Data for this task:
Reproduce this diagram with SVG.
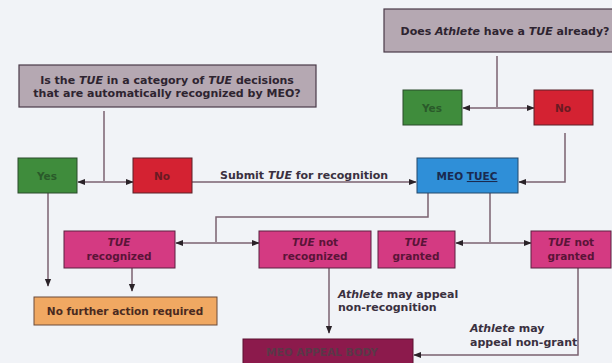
<svg xmlns="http://www.w3.org/2000/svg" width="612" height="363" viewBox="0 0 612 363">
<defs>
<marker id="ah" viewBox="0 0 10 10" refX="9" refY="5" markerWidth="8" markerHeight="8" markerUnits="userSpaceOnUse" orient="auto-start-reverse">
<path d="M0,1 L10,5 L0,9 Z" fill="#2a2228"/>
</marker>
<style>
.q{fill:#b5a8b2;stroke:#4a3a48;stroke-width:1.2}
.g{fill:#3f8c3c;stroke:#2a4a2a;stroke-width:1}
.r{fill:#d42232;stroke:#5a2028;stroke-width:1}
.p{fill:#d43a82;stroke:#5a2040;stroke-width:1}
.b{fill:#2f8fd8;stroke:#24486a;stroke-width:1}
.o{fill:#f0a862;stroke:#6a4a3a;stroke-width:1}
.m{fill:#8c1a4c;stroke:#5a1030;stroke-width:1}
text{font-family:"DejaVu Sans","Liberation Sans",Arial,sans-serif;font-weight:bold;font-size:10.5px;text-anchor:middle}
.qt{fill:#2e2430;font-size:11px}
.pt{fill:#5a1438;font-size:10.5px}
.lt{fill:#3a3040;font-size:11px;text-anchor:start}
.c{fill:none;stroke:#7a6270;stroke-width:1.5}
.ca{fill:none;stroke:#7a6270;stroke-width:1.5;marker-end:url(#ah)}
.cb{fill:none;stroke:#7a6270;stroke-width:1.5;marker-end:url(#ah);marker-start:url(#ah)}
</style>
</defs>
<rect width="612" height="363" fill="#f1f3f7"/>
<g id="connectors">
<path class="c" d="M104,111 V181"/>
<path class="cb" d="M78,182 H133"/>
<path class="ca" d="M192,182 H416"/>
<path class="c" d="M497,56 V107"/>
<path class="cb" d="M463,108 H534"/>
<path class="ca" d="M565,133 V182 H519"/>
<path class="c" d="M428,193 V217 H216 V242"/>
<path class="cb" d="M176,243 H259"/>
<path class="c" d="M490,193 V242"/>
<path class="cb" d="M456,243 H531"/>
<path class="ca" d="M48,193 V286"/>
<path class="ca" d="M132,268 V291"/>
<path class="ca" d="M329,268 V333"/>
<path class="ca" d="M578,268 V355 H414"/>
</g>
<g id="q1"><rect class="q" x="19" y="65" width="297" height="42"/>
<text class="qt" x="167" y="84">Is the <tspan font-style="italic">TUE</tspan> in a category of <tspan font-style="italic">TUE</tspan> decisions</text>
<text class="qt" x="167" y="97">that are automatically recognized by MEO?</text></g>
<g id="q2"><rect class="q" x="384" y="9" width="240" height="43"/>
<text class="qt" x="505" y="35">Does <tspan font-style="italic">Athlete</tspan> have a <tspan font-style="italic">TUE</tspan> already?</text></g>
<g id="yes1"><rect class="g" x="18" y="158" width="59" height="35"/><text x="47" y="180" fill="#2a5a2a" font-size="12">Yes</text></g>
<g id="no1"><rect class="r" x="133" y="158" width="59" height="35"/><text x="162" y="180" fill="#6a1a22" font-size="12">No</text></g>
<g id="yes2"><rect class="g" x="403" y="90" width="59" height="35"/><text x="432" y="112" fill="#2a5a2a" font-size="12">Yes</text></g>
<g id="no2"><rect class="r" x="534" y="90" width="59" height="35"/><text x="563" y="112" fill="#6a1a22" font-size="12">No</text></g>
<g id="tuec"><rect class="b" x="417" y="158" width="101" height="35"/><text x="467" y="180" fill="#1a2a50" font-size="12.5">MEO <tspan text-decoration="underline">TUEC</tspan></text></g>
<g id="rec"><rect class="p" x="64" y="231" width="111" height="37"/>
<text class="pt" x="119" y="246" font-style="italic">TUE</text><text class="pt" x="119" y="260">recognized</text></g>
<g id="notrec"><rect class="p" x="259" y="231" width="112" height="37"/>
<text class="pt" x="315" y="246"><tspan font-style="italic">TUE</tspan> not</text><text class="pt" x="315" y="260">recognized</text></g>
<g id="granted"><rect class="p" x="378" y="231" width="77" height="37"/>
<text class="pt" x="416" y="246" font-style="italic">TUE</text><text class="pt" x="416" y="260">granted</text></g>
<g id="notgranted"><rect class="p" x="531" y="231" width="80" height="37"/>
<text class="pt" x="571" y="246"><tspan font-style="italic">TUE</tspan> not</text><text class="pt" x="571" y="260">granted</text></g>
<g id="nofurther"><rect class="o" x="34" y="297" width="183" height="28"/><text x="125" y="315" fill="#4a2a20">No further action required</text></g>
<g id="appeal"><rect class="m" x="243" y="339" width="170" height="30"/><text x="322" y="356" fill="#5a3848" font-size="12">MEO APPEAL BODY</text></g>
<g id="labels">
<text class="lt" x="220" y="179">Submit <tspan font-style="italic">TUE</tspan> for recognition</text>
<text class="lt" x="338" y="298"><tspan font-style="italic">Athlete</tspan> may appeal</text>
<text class="lt" x="338" y="311">non-recognition</text>
<text class="lt" x="470" y="332"><tspan font-style="italic">Athlete</tspan> may</text>
<text class="lt" x="470" y="346">appeal non-grant</text>
</g>
</svg>
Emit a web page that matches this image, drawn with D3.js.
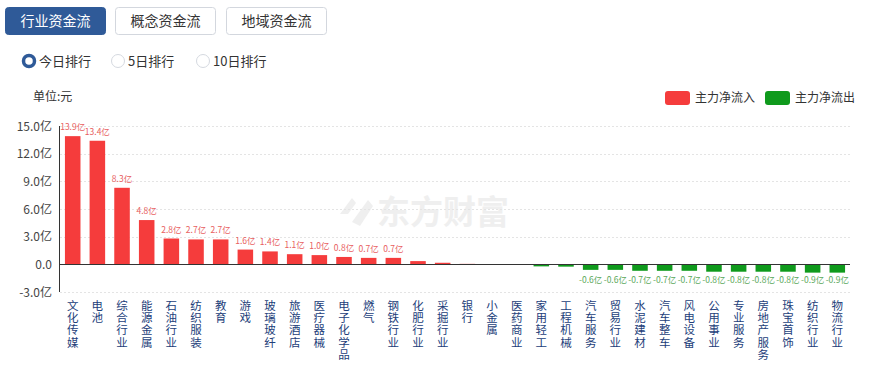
<!DOCTYPE html>
<html>
<head>
<meta charset="utf-8">
<script src="https://cdn.jsdelivr.net/npm/d3@7"></script>
<style>
  body { margin: 0; background: #fff; font-family: "Noto Sans CJK SC", "Noto Sans", sans-serif; }
</style>
</head>
<body>
<div id="chart"></div>
<script>
"use strict";

var categories = ["文化传媒", "电池", "综合行业", "能源金属", "石油行业", "纺织服装", "教育", "游戏",
    "玻璃玻纤", "旅游酒店", "医疗器械", "电子化学品", "燃气", "钢铁行业", "化肥行业", "采掘行业",
    "银行", "小金属", "医药商业", "家用轻工", "工程机械", "汽车服务", "贸易行业", "水泥建材",
    "汽车整车", "风电设备", "公用事业", "专业服务", "房地产服务", "珠宝首饰", "纺织行业", "物流行业"];
var values = [13.9, 13.4, 8.3, 4.8, 2.8, 2.7, 2.7, 1.6, 1.4, 1.1, 1.0, 0.8, 0.7, 0.7, 0.35, 0.17,
    0.05, 0.02, -0.05, -0.22, -0.25, -0.6, -0.6, -0.7, -0.7, -0.7, -0.8, -0.8, -0.8, -0.8, -0.9, -0.9];
var yTicks = [-3, 0, 3, 6, 9, 12, 15];
var tabs = ["行业资金流", "概念资金流", "地域资金流"];
var radios = ["今日排行", "5日排行", "10日排行"];
var legendNames = ["主力净流入", "主力净流出"];

var W = 872, H = 367;
var red = "#f53c3c", green = "#0f9a1c";

var svg = d3.select("#chart").append("svg")
    .attr("width", W)
    .attr("height", H);

// tab buttons
var tabX = [5, 115, 226];
tabs.forEach(function(t, i) {
    svg.append("rect")
        .attr("x", tabX[i] + 0.5).attr("y", 7.5)
        .attr("width", 100).attr("height", 27)
        .attr("rx", 3)
        .attr("fill", i == 0 ? "#2f5a98" : "#fff")
        .attr("stroke", i == 0 ? "#2f5a98" : "#d3d7de");
    svg.append("text")
        .attr("x", tabX[i] + 50.5).attr("y", 26)
        .attr("text-anchor", "middle")
        .style("font-size", "14px")
        .attr("fill", i == 0 ? "#fff" : "#333")
        .text(t);
});

// radio buttons
var radioX = [29, 118, 203];
radios.forEach(function(t, i) {
    if (i == 0) {
        svg.append("circle").attr("cx", radioX[i]).attr("cy", 61).attr("r", 5.5)
            .attr("fill", "#fff").attr("stroke", "#2f5a98").attr("stroke-width", 3.5);
    } else {
        svg.append("circle").attr("cx", radioX[i]).attr("cy", 61).attr("r", 6.5)
            .attr("fill", "#fff").attr("stroke", "#d5d9e0");
    }
    svg.append("text")
        .attr("x", radioX[i] + 10).attr("y", 66)
        .style("font-size", "13px")
        .attr("fill", "#333")
        .text(t);
});

// unit label
svg.append("text")
    .attr("x", 33).attr("y", 101)
    .style("font-size", "12px")
    .attr("fill", "#333")
    .text("单位:元");

// legend
legendNames.forEach(function(n, i) {
    var lx = 665 + i * 100;
    svg.append("rect")
        .attr("x", lx).attr("y", 91)
        .attr("width", 25).attr("height", 14)
        .attr("rx", 3)
        .attr("fill", i == 0 ? red : green);
    svg.append("text")
        .attr("x", lx + 30).attr("y", 102)
        .style("font-size", "12px")
        .attr("fill", "#333")
        .text(n);
});

// scales
var x = d3.scaleBand()
    .domain(categories)
    .range([60, 850])
    .paddingInner(0.37)
    .paddingOuter(0.2);

var y = d3.scaleLinear()
    .domain([-3, 15])
    .range([292, 126]);

// watermark
var wm = svg.append("g").attr("fill", "#efefef");
wm.append("path")
    .attr("d", "M340,214 L352,198 L356,203 L348,214 Z M352,222 L368,200 L373,206 L360,226 Z");
wm.append("text")
    .attr("x", 377).attr("y", 224)
    .style("font-size", "33px")
    .style("font-weight", "bold")
    .text("东方财富");

// grid lines
svg.append("g")
    .selectAll("line")
    .data(yTicks.filter(function(d) { return d != 0; }))
    .enter()
    .append("line")
    .attr("x1", 60).attr("x2", 850)
    .attr("y1", function(d) { return Math.round(y(d)) + 0.5; })
    .attr("y2", function(d) { return Math.round(y(d)) + 0.5; })
    .attr("stroke", "#e4e4e4")
    .attr("stroke-dasharray", "2,2");

// y axis labels
svg.append("g")
    .selectAll("text")
    .data(yTicks)
    .enter()
    .append("text")
    .attr("x", 52)
    .attr("y", function(d) { return y(d) + 4.5; })
    .attr("text-anchor", "end")
    .style("font-size", "12px")
    .attr("fill", "#444")
    .text(function(d) { return d == 0 ? "0.0" : d.toFixed(1) + "亿"; });

// y axis line
svg.append("line")
    .attr("x1", 59.5).attr("x2", 59.5)
    .attr("y1", y(15)).attr("y2", y(-3))
    .attr("stroke", "#333");

// bars
svg.append("g")
    .selectAll("rect")
    .data(values)
    .enter()
    .append("rect")
    .attr("x", function(d, i) { return x(categories[i]); })
    .attr("y", function(d) { return d >= 0 ? y(d) : y(0); })
    .attr("width", x.bandwidth())
    .attr("height", function(d) { return Math.abs(y(d) - y(0)); })
    .attr("fill", function(d) { return d >= 0 ? red : green; });

// zero line
svg.append("line")
    .attr("x1", 60).attr("x2", 850)
    .attr("y1", Math.round(y(0)) + 0.5).attr("y2", Math.round(y(0)) + 0.5)
    .attr("stroke", "#333");

// value labels (only bars big enough)
var labelled = values.map(function(v, i) { return {v: v, i: i}; })
    .filter(function(d) { return Math.abs(d.v) >= 0.5; });

svg.append("g")
    .selectAll("text")
    .data(labelled)
    .enter()
    .append("text")
    .attr("x", function(d) { return x(categories[d.i]) + x.bandwidth() / 2; })
    .attr("y", function(d) { return d.v >= 0 ? y(d.v) - 6 : y(0) + 19; })
    .attr("text-anchor", "middle")
    .style("font-size", "8.5px")
    .attr("fill", function(d) { return d.v >= 0 ? "#e86060" : "#5aa85a"; })
    .text(function(d) { return d.v.toFixed(1) + "亿"; });

// category labels, one character per line
var labels = svg.append("g")
    .selectAll("text")
    .data(categories)
    .enter()
    .append("text")
    .attr("text-anchor", "middle")
    .style("font-size", "11.5px")
    .attr("fill", "#23407a");

labels.selectAll("tspan")
    .data(function(d, i) {
        return d.split("").map(function(c) { return {c: c, i: i}; });
    })
    .enter()
    .append("tspan")
    .attr("x", function(d) { return x(categories[d.i]) + x.bandwidth() / 2; })
    .attr("y", function(d, j) { return 310 + j * 12.2; })
    .text(function(d) { return d.c; });
</script>
</body>
</html>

What the task requires:
Select all lines with the word "that" from the entries above.

Final answer:
<text class="qt" x="167" y="97">that are automatically recognized by MEO?</text></g>
Emit a web page that matches this image, drawn with D3.js.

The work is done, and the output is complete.